True costs cannot be calculated just by looking at the cost of a mortgage versus the cost of a rent payment. Buying a home often includes a lot of factors that result in higher payments than realized. First of all, there are all the closing fees involved with purchasing a home, which can result in thousands of extra dollars. Then homeowners need to pay property taxes and homeowner’s insurance, and unless they have an unusually high downpayment, they may need to pay mortgage insurance at first.

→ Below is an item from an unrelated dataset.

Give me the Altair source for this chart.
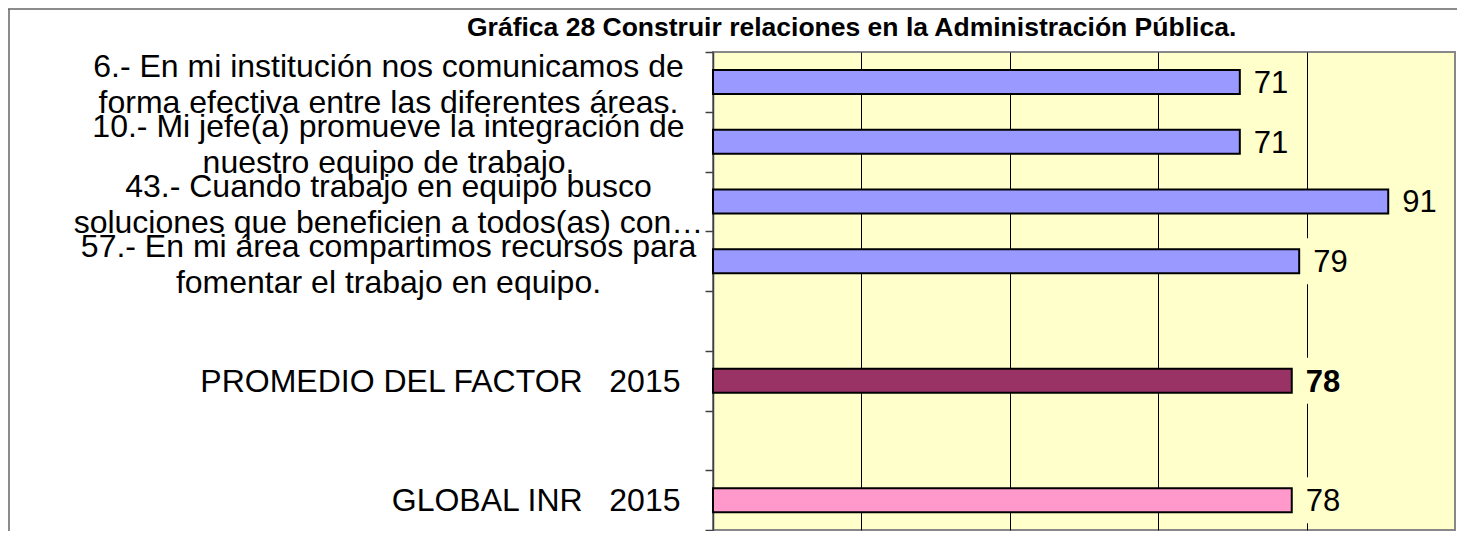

Renter’s Upfront Payments Are Cheaper At First

When all the costs of being a homeowner are included, it is usually cheaper to rent at first. An analysis shows that renters’ yearly costs are lower than a homeowner’s yearly costs for the first 22 years! This might seem like a shocking amount. However, it is important to also take into account what happens with all the money both people pay.

Owner’s Have More Savings

Keep in mind that a renter’s money goes straight to the landlord. They do save about $4,000 to $3,000 per year on average though, since they are paying slightly less than the homeowner. With a homeowner, much of their mortgage goes directly into the home itself. This allows homeowners to build equity which is essentially like a saving’s account that the homeowner can liquidate by selling the house. By year three, the homeowner has saved up more than the renter.

Who Saves More Eventually?

When the difference in savings is considered, owning a home ends up being the smarter decision financially. As long as the homeowner plans on keeping the property for at least a few years, they build up enough equity to offset the slightly higher mortgage payment. At the end of the typically 30 year mortgage, a homeowner has saved $11,448 more than a renter.